Os alunos que chegam ao Técnico são os melhores do país, diz a professora, questionando-se assim sobre o que os deixa tão desmotivados. Outra das coisas sobre as quais o Técnico ainda não arranjou uma solução é o choque que os melhores alunos do país, os melhores das suas turmas e escolas, sofrem ao passar a ser alunos medianos. “É o choque inicial. Porque tu deixaste de ser o melhor para ser um entre muitos igualmente bons”. Este problema é ignorado e deixado a cada um dos alunos para resolver por si mesmos.

Para ajudar a colmatar este problema, iniciativas como o programa de Tutorado surgem. A professora tem vindo a participar todos os anos, mas não considera que o programa tenha o efeito desejado. Os alunos não respondem a e-mails ou mensagens do seu tutor, nem se sentem à vontade para os abordar sobre os problemas pelos quais estão a passar. 

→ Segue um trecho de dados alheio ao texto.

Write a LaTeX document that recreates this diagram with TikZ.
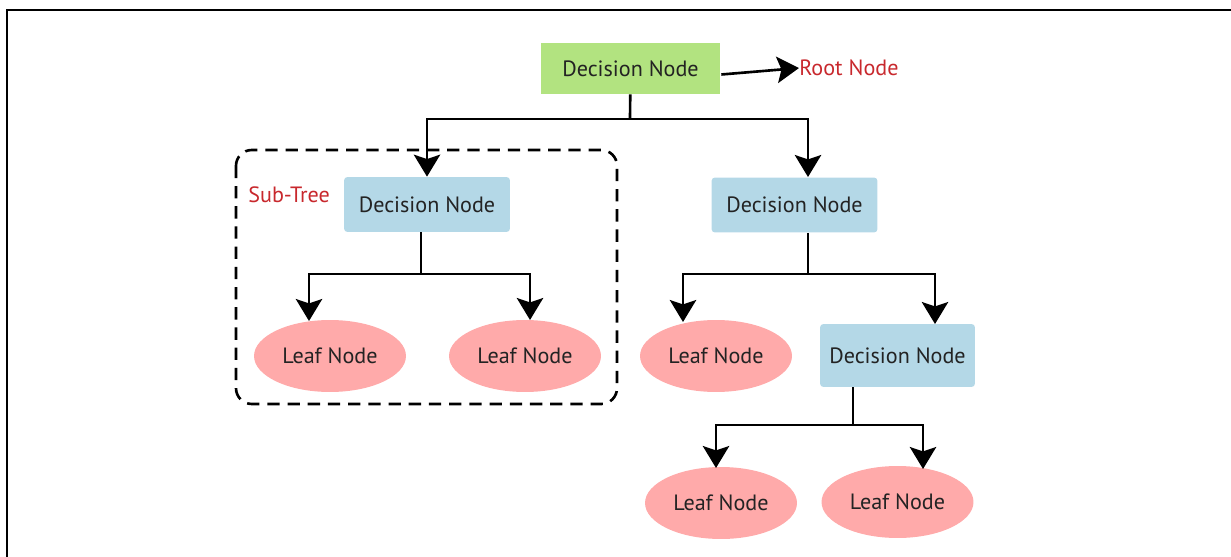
\documentclass[tikz,border=0pt]{standalone}
\usepackage{fontspec}
\setmainfont{PT Sans}
\usepackage{tikz}
\usetikzlibrary{arrows.meta,shapes.geometric}
\definecolor{rootgreen}{RGB}{178,227,128}
\definecolor{decblue}{RGB}{180,216,231}
\definecolor{leafpink}{RGB}{255,170,170}
\definecolor{notered}{RGB}{200,40,45}
\definecolor{textdark}{RGB}{35,35,35}

\begin{document}
\begin{tikzpicture}[x=0.02cm, y=-0.02cm,
  font=\fontsize{12.6}{14}\selectfont, text=textdark,
  rootbox/.style={fill=rootgreen, minimum width=3.58cm, minimum height=1.02cm, inner sep=0pt},
  decision/.style={fill=decblue, rounded corners=2pt, minimum width=3.32cm, minimum height=1.1cm, inner sep=0pt},
  leaf/.style={ellipse, fill=leafpink, minimum width=3.04cm, minimum height=1.44cm, inner sep=0pt},
  note/.style={text=notered, anchor=west, inner sep=0pt},
  link/.style={line width=1.5pt},
  arr/.style={link, -{Stealth[length=12.5pt,width=15pt,inset=2.5pt]}}]
\useasboundingbox (0,0) rectangle (1231,557);
\draw[line width=1.7pt] (7,557)--(7,10)--(1231,10);

\node[rootbox] (root) at (630.5,68.5) {Decision Node};
\node[note] (rootlbl) at (799,68) {Root Node};
\node[decision] (dl) at (427,204.5) {Decision Node};
\node[decision] (dr) at (794.5,205) {Decision Node};
\node[note] (subtree) at (248,195) {Sub-Tree};
\node[leaf] (l1) at (330,356) {Leaf Node};
\node[leaf] (l2) at (525,356) {Leaf Node};
\node[leaf] (l3) at (716,356) {Leaf Node};
\node[decision, minimum width=3.1cm, minimum height=1.26cm] (d3) at (897.5,355.5) {Decision Node};
\node[leaf] (l4) at (721,503) {Leaf Node};
\node[leaf] (l5) at (897.5,502) {Leaf Node};

\draw[link, dash pattern=on 7pt off 4.5pt, rounded corners=9pt] (236,150) rectangle (617,404);

\coordinate (rj) at (630,119);
\coordinate (drin) at (808,177);
\draw[arr] (root.east) ++(1,6) -- (rootlbl.west);
\draw[link] (root) -- (rj);
\draw[arr] (rj) -| (dl);
\draw[arr] (rj) -| (drin);

\coordinate (lj) at (421,274);
\coordinate (l1in) at (309,321);
\coordinate (l2in) at (530,320);
\draw[link] (lj |- dl.south) -- (lj);
\draw[arr] (lj) -| (l1in);
\draw[arr] (lj) -| (l2in);

\coordinate (rj2) at (808,274);
\coordinate (l3in) at (683,322);
\coordinate (d3in) at (935,324);
\draw[link] (rj2 |- dr.south) -- (rj2);
\draw[arr] (rj2) -| (l3in);
\draw[arr] (rj2) -| (d3in);

\coordinate (bj) at (853,425);
\coordinate (l4in) at (716,468);
\coordinate (l5in) at (923,469);
\draw[link] (bj |- d3.south) -- (bj);
\draw[arr] (bj) -| (l4in);
\draw[arr] (bj) -| (l5in);
\end{tikzpicture}
\end{document}
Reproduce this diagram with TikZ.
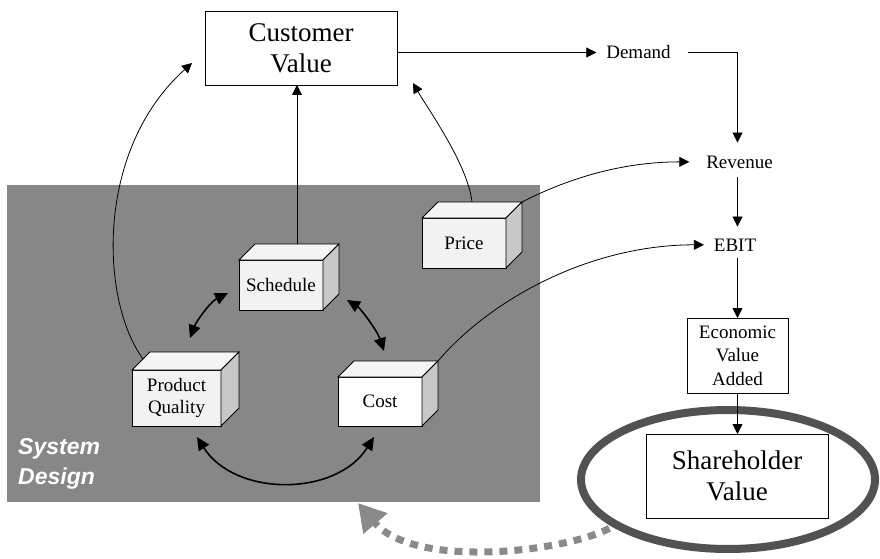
\documentclass[tikz,border=0pt]{standalone}
\usepackage{fontspec}
\setmainfont{Liberation Serif}
\newfontfamily\arialf{Liberation Sans}
\usetikzlibrary{arrows.meta,shapes.geometric,calc}
\definecolor{bgg}{HTML}{878787}
\definecolor{frontc}{HTML}{F2F2F2}
\definecolor{topc}{HTML}{F5F5F5}
\definecolor{sidec}{HTML}{C8C8C8}
\definecolor{ellc}{HTML}{525252}
\definecolor{dotc}{HTML}{8A8A8A}
\newcommand\cubedeco[2]{%
  \filldraw[fill=topc, line width=0.8pt] (#1.north west) -- ++(#2,-#2) -- ([shift={(#2,-#2)}]#1.north east) -- (#1.north east) -- cycle;
  \filldraw[fill=sidec, line width=0.8pt] (#1.north east) -- ++(#2,-#2) -- ([shift={(#2,-#2)}]#1.south east) -- (#1.south east) -- cycle;}
\begin{document}
\begin{tikzpicture}[x=1pt,y=-1pt,
  arr/.style={line width=0.8pt, -{Triangle[length=10pt,width=10pt]}},
  dbl/.style={line width=1.6pt, {Triangle[length=13pt,width=12pt]}-{Triangle[length=13pt,width=12pt]}},
  cube/.style={draw, fill=frontc, line width=0.8pt, inner sep=0pt, outer sep=0pt, align=center, font=\fontsize{19}{22}\selectfont},
  lbl/.style={inner sep=0pt, outer sep=0pt, anchor=base, font=\fontsize{19}{23}\selectfont},
  bigbox/.style={draw, fill=white, line width=0.8pt, align=center, inner sep=0pt, outer sep=0pt, font=\fontsize{27}{31}\selectfont},
  midbox/.style={draw, fill=white, line width=0.8pt, align=center, inner sep=0pt, outer sep=0pt, font=\fontsize{19}{23.5}\selectfont}]
\useasboundingbox (0,0) rectangle (880,559);
\fill[white] (0,0) rectangle (880,559);
% system design area
\fill[bgg] (7,185) rectangle (540,502);
\node[anchor=north west, inner sep=0pt, align=left, text=white, font=\arialf\bfseries\itshape\fontsize{23}{30}\selectfont] (sd) at (18,438) {System\\Design};
% ellipse
\node[draw=ellc, line width=8pt, ellipse, minimum width=294, minimum height=139, inner sep=0pt, outer sep=0pt] (ell) at (728,479.5) {};
% boxes
\node[bigbox, minimum width=192, minimum height=74] (cv) at (301,48) {Customer\\Value};
\node[midbox, minimum width=101, minimum height=75] (eva) at (737.5,355.5) {Economic\\Value\\Added};
\node[bigbox, minimum width=182, minimum height=84] (sv) at (737,476) {Shareholder\\Value};
% text labels
\node[lbl] (demand) at (638.5,59) {Demand};
\node[lbl] (revenue) at (739.5,168) {Revenue};
\node[lbl] (ebit) at (735,251) {EBIT};
% cuboids
\node[cube, minimum width=84, minimum height=50] (price) at (464,243) {Price};
\cubedeco{price}{16}
\node[cube, minimum width=84, minimum height=50] (sched) at (281,285) {Schedule};
\cubedeco{sched}{16}
\node[cube, minimum width=89, minimum height=56] (pq) at (176.5,398) {Product\\Quality};
\cubedeco{pq}{18}
\node[cube, fill=white, minimum width=84, minimum height=49] (cost) at (380,401.5) {Cost};
\cubedeco{cost}{16}
% helper coordinates
\coordinate (stop) at ([shift={(16,-16)}]sched.north);
\coordinate (revtop) at ([yshift=13pt]revenue.north);
\coordinate (rb) at ([yshift=-9pt]revenue.south);
\coordinate (et) at ([yshift=12pt]ebit.north);
\coordinate (eb) at ([yshift=-7pt]ebit.south);
\coordinate (dtip) at (358,503);
% connectors to customer value
\draw[arr] (stop) -- (stop |- cv.south);
\draw[arr] ([shift={(11,-11)}]pq.north west) .. controls +(-43,-59) and +(-97,87) .. ([shift={(-13,-22)}]cv.south west);
\draw[arr] ([shift={(8,-16)}]price.north) .. controls +(-4,-37) and +(15,26) .. ([shift={(16,-2)}]cv.south east);
% value chain
\draw[arr] (cv.east |- demand.west) -- ([xshift=-10pt]demand.west);
\draw[arr] ([xshift=17pt]demand.east) -| (eva.north |- revtop);
\draw[arr] (eva.north |- rb) -- (eva.north |- et);
\draw[arr] (eva.north |- eb) -- (eva.north);
\draw[arr] (eva.south) -- (eva.south |- sv.north);
\draw[arr] ([shift={(16,-16)}]price.north east) .. controls +(43,-22) and +(-70,0) .. ([xshift=-17pt]revenue.west);
\draw[arr] ([shift={(16,-16)}]cost.north east) .. controls +(52,-61) and +(-115,0) .. ([xshift=-10pt]ebit.west);
% trade-off arrows
\draw[dbl] ([shift={(13.5,-32)}]pq.north) .. controls +(6,-16) and +(-18,9) .. ([shift={(-11,8)}]sched.west);
\draw[dbl] ([shift={(24,-10)}]sched.south east) .. controls +(13,8) and +(-7,-21) .. ([shift={(4,-26)}]cost.north);
\draw[dbl] ([shift={(20.5,11)}]pq.south) .. controls +(38,60) and +(-38,60) .. ([shift={(-6,11)}]cost.south);
% feedback dotted arrow
\draw[dotc, line width=7pt, dash pattern=on 8pt off 7pt, -{Triangle[length=27pt,width=30pt]}] ([xshift=-14pt]ell.205) .. controls +(-43,23) and +(57,67) .. (dtip);
\end{tikzpicture}
\end{document}
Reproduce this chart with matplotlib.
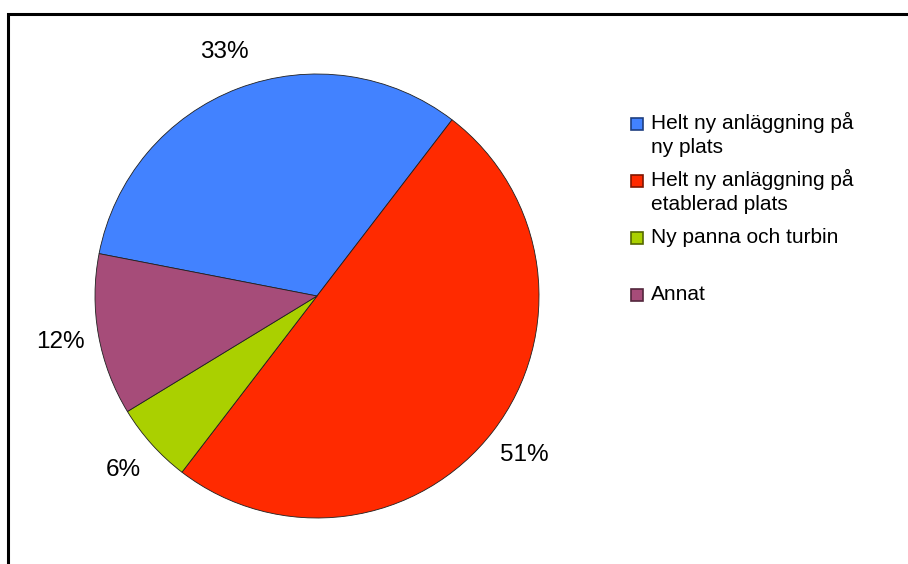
import matplotlib.pyplot as plt
from matplotlib.patches import Rectangle

plt.rcParams['font.family'] = ['Liberation Sans', 'DejaVu Sans']

# andel per typ av anläggning
labels = ['Helt ny anläggning på\nny plats',
          'Helt ny anläggning på\netablerad plats',
          'Ny panna och turbin',
          'Annat']
values = [33, 51, 6, 12]
pct_text = ['33%', '51%', '6%', '12%']
colors = ['#4282ff', '#ff2a00', '#aad000', '#a64c79']
edges = ['#1f3f80', '#801500', '#556800', '#53263c']

W, H = 908, 564
fig = plt.figure(figsize=(W / 100, H / 100), dpi=100)

# ram uppe och till vänster
fig.patches.append(Rectangle((8 / W, -0.1), 1.2, (H - 14) / H + 0.1,
                             transform=fig.transFigure, fill=False,
                             edgecolor='black', linewidth=2.2))

cx, cy, r = 317, 296, 222
ax = fig.add_axes([(cx - r) / W, (H - cy - r) / H, 2 * r / W, 2 * r / H])
wedges, texts = ax.pie(values, labels=pct_text, colors=colors,
                       startangle=169, counterclock=False,
                       labeldistance=1.175,
                       wedgeprops=dict(edgecolor='#202020', linewidth=0.6),
                       textprops=dict(fontsize=17.5, color='black'))
for t in texts:
    t.set_ha('center')
    t.set_va('center')
ax.set_xlim(-1, 1)
ax.set_ylim(-1, 1)
ax.set_aspect('equal')
ax.axis('off')

# legend
y0 = 124
step = 57
for i, lab in enumerate(labels):
    y = y0 + i * step
    fig.patches.append(Rectangle((631 / W, (H - y - 6) / H), 12 / W, 12 / H,
                                 transform=fig.transFigure,
                                 facecolor=colors[i], edgecolor=edges[i],
                                 linewidth=1.2))
    fig.text(651 / W, (H - y - 5) / H, lab.split('\n')[0], fontsize=15,
             va='baseline', ha='left')
    if '\n' in lab:
        fig.text(651 / W, (H - y - 29) / H, lab.split('\n')[1], fontsize=15,
                 va='baseline', ha='left')

fig.savefig('out.png', dpi=100)
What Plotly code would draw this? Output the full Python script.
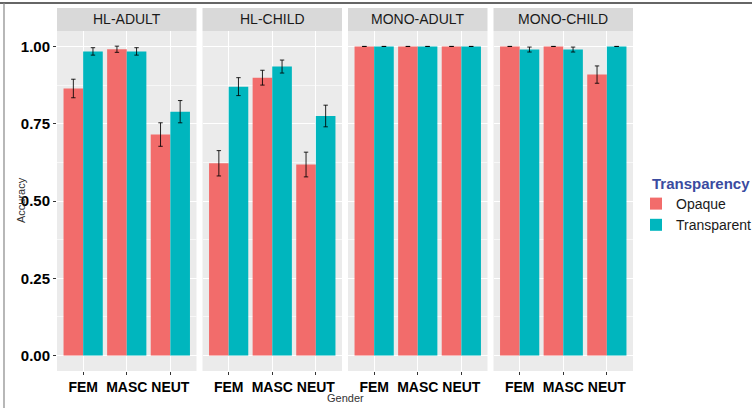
import plotly.graph_objects as go
from plotly.subplots import make_subplots

# ---- data ----
panels = ["HL-ADULT", "HL-CHILD", "MONO-ADULT", "MONO-CHILD"]
genders = ["FEM", "MASC", "NEUT"]
opaque = [[0.864, 0.991, 0.715], [0.622, 0.899, 0.618], [1.0, 1.0, 1.0], [1.0, 1.0, 0.909]]
opaque_se = [[0.030, 0.010, 0.038], [0.041, 0.024, 0.040], [0.0, 0.0, 0.0], [0.0, 0.0, 0.028]]
transparent = [[0.984, 0.984, 0.789], [0.870, 0.935, 0.775], [1.0, 1.0, 1.0], [0.990, 0.990, 1.0]]
transparent_se = [[0.012, 0.012, 0.036], [0.029, 0.021, 0.035], [0.0, 0.0, 0.0], [0.008, 0.008, 0.0]]
y_ticks = [0.0, 0.25, 0.5, 0.75, 1.0]

RED = "#F26C6B"
TEAL = "#00B6BE"
FONT = "Liberation Sans, Arial, sans-serif"

W, H = 752, 408
ML, MR, MT, MB = 57, 119, 8, 37
PW = W - ML - MR
PH = H - MT - MB
strip_px = 23
ytop = (PH - strip_px) / PH

fig = make_subplots(rows=1, cols=4, shared_yaxes=True)

err_style = dict(type="data", color="rgba(0,0,0,0.85)", thickness=1, width=2.2)
for i, p in enumerate(panels):
    col = i + 1
    fig.add_trace(go.Bar(
        x=genders, y=opaque[i], name="Opaque", marker_color=RED, marker_line_width=0,
        error_y=dict(array=opaque_se[i], **err_style), legendgroup="Opaque",
        showlegend=(i == 0), offsetgroup="o"), row=1, col=col)
    fig.add_trace(go.Bar(
        x=genders, y=transparent[i], name="Transparent", marker_color=TEAL, marker_line_width=0,
        error_y=dict(array=transparent_se[i], **err_style), legendgroup="Transparent",
        showlegend=(i == 0), offsetgroup="t"), row=1, col=col)

gap = 6 / PW
pw = (1 - 3 * gap) / 4
shapes = []
annotations = []
for i, p in enumerate(panels):
    x0 = i * (pw + gap)
    x1 = x0 + pw
    ax = "xaxis" if i == 0 else f"xaxis{i+1}"
    yax = "yaxis" if i == 0 else f"yaxis{i+1}"
    fig.layout[ax].update(
        domain=[x0, x1], range=[-0.6, 2.6], showgrid=True, gridcolor="white", gridwidth=1.1,
        ticks="outside", ticklen=3, tickcolor="#333333", tickwidth=1, tickangle=0, automargin=False,
        tickfont=dict(family=FONT, size=14, color="#000000", weight="bold"),
        zeroline=False, showline=False)
    fig.layout[yax].update(
        domain=[0, ytop], range=[-0.05, 1.05], tickvals=y_ticks, tickformat=".2f", automargin=False,
        showgrid=True, gridcolor="white", gridwidth=1.1, zeroline=False, showline=False,
        minor=dict(dtick=0.125, tick0=0.125, showgrid=True, gridcolor="#F7F7F7", gridwidth=0.6, ticks=""),
        ticks="outside" if i == 0 else "", ticklen=3, tickcolor="#333333", tickwidth=1,
        showticklabels=(i == 0),
        tickfont=dict(family=FONT, size=15, color="#000000", weight="bold"))
    shapes.append(dict(type="rect", xref="paper", yref="paper", x0=x0, x1=x1, y0=ytop, y1=1.0,
                       fillcolor="#D9D9D9", line_width=0, layer="below"))
    annotations.append(dict(text=p, xref="paper", yref="paper", x=(x0 + x1) / 2, y=(ytop + 1) / 2,
                            showarrow=False, font=dict(family=FONT, size=14, color="#1A1A1A"),
                            xanchor="center", yanchor="middle"))

# axis titles
annotations.append(dict(text="Gender", xref="paper", yref="paper", x=(345 - ML) / PW, y=(H - MB - 398) / PH,
                        showarrow=False, font=dict(family=FONT, size=11, color="#333333"),
                        xanchor="center", yanchor="middle"))
annotations.append(dict(text="Accuracy", xref="paper", yref="paper", x=(21 - ML) / PW, y=(H - MB - 200) / PH,
                        showarrow=False, textangle=-90, font=dict(family=FONT, size=11, color="#333333"),
                        xanchor="center", yanchor="middle"))
# legend title
annotations.append(dict(text="<b>Transparency</b>", xref="paper", yref="paper", x=(650 - ML) / PW,
                        y=(H - MB - 183) / PH, showarrow=False, xanchor="left", yanchor="middle",
                        font=dict(family=FONT, size=15, color="#3A4BA0")))

# image frame lines
shapes.append(dict(type="line", xref="paper", yref="paper", x0=(0 - ML) / PW, x1=(W - ML) / PW,
                   y0=(H - MB - 3) / PH, y1=(H - MB - 3) / PH, line=dict(color="#333333", width=1.5)))
shapes.append(dict(type="line", xref="paper", yref="paper", x0=(4 - ML) / PW, x1=(4 - ML) / PW,
                   y0=(H - MB - 3) / PH, y1=(H - MB - H) / PH, line=dict(color="#888888", width=1.2)))

fig.update_layout(
    width=W, height=H, margin=dict(l=ML, r=MR, t=MT, b=MB, autoexpand=False),
    paper_bgcolor="white", plot_bgcolor="#EBEBEB",
    barmode="group", bargap=0.1, bargroupgap=0.0,
    shapes=shapes, annotations=annotations,
    legend=dict(
        font=dict(family=FONT, size=14, color="#1A1A1A"),
        x=(636 - ML) / PW, xanchor="left", y=(H - MB - 188) / PH, yanchor="top",
        bgcolor="rgba(0,0,0,0)", tracegroupgap=0, itemwidth=30),
)

fig.write_html("out.html", config={"displayModeBar": False},
               post_script="document.body.style.margin='0';document.body.style.overflow='hidden';")
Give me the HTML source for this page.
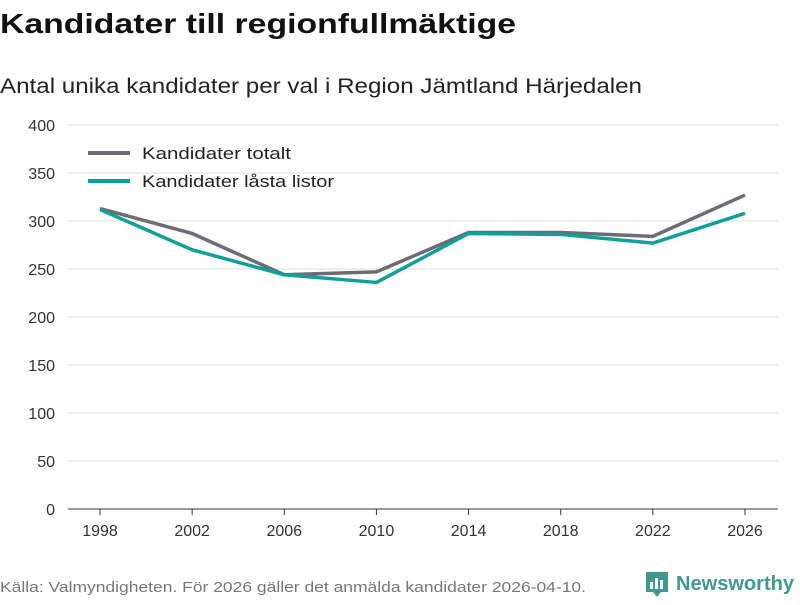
<!DOCTYPE html>
<html><head><meta charset="utf-8"><style>
body{margin:0;width:800px;height:600px;background:#fff;font-family:"Liberation Sans",sans-serif;overflow:hidden}
</style></head><body>
<svg width="800" height="600">
<text x="0" y="33" font-size="28" font-weight="bold" fill="#111" textLength="516" lengthAdjust="spacingAndGlyphs">Kandidater till regionfullmäktige</text>
<text x="0" y="93" font-size="21" fill="#222" textLength="642" lengthAdjust="spacingAndGlyphs">Antal unika kandidater per val i Region Jämtland Härjedalen</text>
<g id="grid"></g>
<g id="xaxis"></g>
<g id="series"></g>
<g>
<line x1="88" y1="153" x2="130" y2="153" stroke="#6d6c72" stroke-width="4"/>
<text x="142" y="159" font-size="17" fill="#222" textLength="149" lengthAdjust="spacingAndGlyphs">Kandidater totalt</text>
<line x1="88" y1="181" x2="130" y2="181" stroke="#0fa197" stroke-width="4"/>
<text x="142" y="187" font-size="17" fill="#222" textLength="192" lengthAdjust="spacingAndGlyphs">Kandidater låsta listor</text>
</g>
<text x="0" y="592" font-size="15" fill="#777" textLength="586" lengthAdjust="spacingAndGlyphs">Källa: Valmyndigheten. För 2026 gäller det anmälda kandidater 2026-04-10.</text>
<g>
<path d="M646 572 h22 v20 h-7 l-4 5 l-4 -5 h-7z" fill="#3d9a8c"/>
<rect x="650" y="582" width="3" height="7" fill="#fff"/><rect x="655" y="578" width="3" height="11" fill="#fff"/><rect x="660" y="580" width="3" height="9" fill="#fff"/>
<text x="676" y="590" font-size="20" font-weight="bold" fill="#3d9a8c" textLength="118" lengthAdjust="spacingAndGlyphs">Newsworthy</text>
</g>
</svg>
<script>
const years=[1998,2002,2006,2010,2014,2018,2022,2026];
const totalt=[313,287,244,247,288,288,284,327];
const lasta=[312,270,244,236,287,286,277,308];
const yTicks=[0,50,100,150,200,250,300,350,400];
const NS="http://www.w3.org/2000/svg";
const xs=y=>100+(y-1998)/28*645;
const ys=v=>509-v*0.96;
const grid=document.getElementById('grid'),xa=document.getElementById('xaxis'),se=document.getElementById('series');
function mk(tag,a,p){const e=document.createElementNS(NS,tag);for(const k in a)e.setAttribute(k,a[k]);p.appendChild(e);return e;}
yTicks.forEach(t=>{
 if(t>0){const l=mk('line',{x1:68,x2:778,y1:ys(t),y2:ys(t),stroke:'#ddd','stroke-width':1},grid);
 
 }
 const tx=mk('text',{x:55,y:ys(t)+6,'font-size':16,fill:'#333','text-anchor':'end'},grid);tx.textContent=t;
 
 
});
const ax=mk('line',{x1:68,x2:778,y1:509,y2:509,stroke:'#333','stroke-width':1},xa);


years.forEach(y=>{
 mk('line',{x1:xs(y),x2:xs(y),y1:509,y2:515,stroke:'#333'},xa);
 const tx=mk('text',{x:xs(y),y:536,'font-size':16,fill:'#333','text-anchor':'middle'},xa);tx.textContent=y;
 
 
});
[[totalt,'#6d6c72','line-totalt'],[lasta,'#0fa197','line-lasta']].forEach(([d,c,n])=>{
 const p=mk('polyline',{points:d.map((v,i)=>xs(years[i])+','+ys(v)).join(' '),fill:'none',stroke:c,'stroke-width':3.5,'stroke-linejoin':'round'},se);
 
 
});
</script>
</body></html>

O que mais choca a professora ao entrar numa sala de aula é ver alunos completamente diferentes do que foi enquanto aluna. “Quando os vejo sem cadernos, sem canetas, de iPad na mão […] São piores? Claro que não. Agora são muito diferentes”. Estas diferenças transformam-se num desafio para o professor que precisa de arranjar diferentes formas de os cativar e de lhes explicar a matéria. “Quanto mais velho tu és, quanto mais distante tu estás, e quanto mais diferente és dos alunos que tens à tua frente, mais difícil é [alcançá-los].”

Assim termina a segunda parte destas duas entrevistas, aos professores Vasco Guerra e Cláudia Antunes. Muitos outros professores há no Técnico que tiveram outras experiências, mas esperamos que com estas duas consigamos ter dado um pouco da ideia de que os professores notam naquilo que os estudantes fazem. Pode-se dar o caso também de que os professores contactados sejam aqueles que se preocupam mais com os alunos. Afinal, dois professores num mundo de centenas não é representativo. Ainda assim, existem.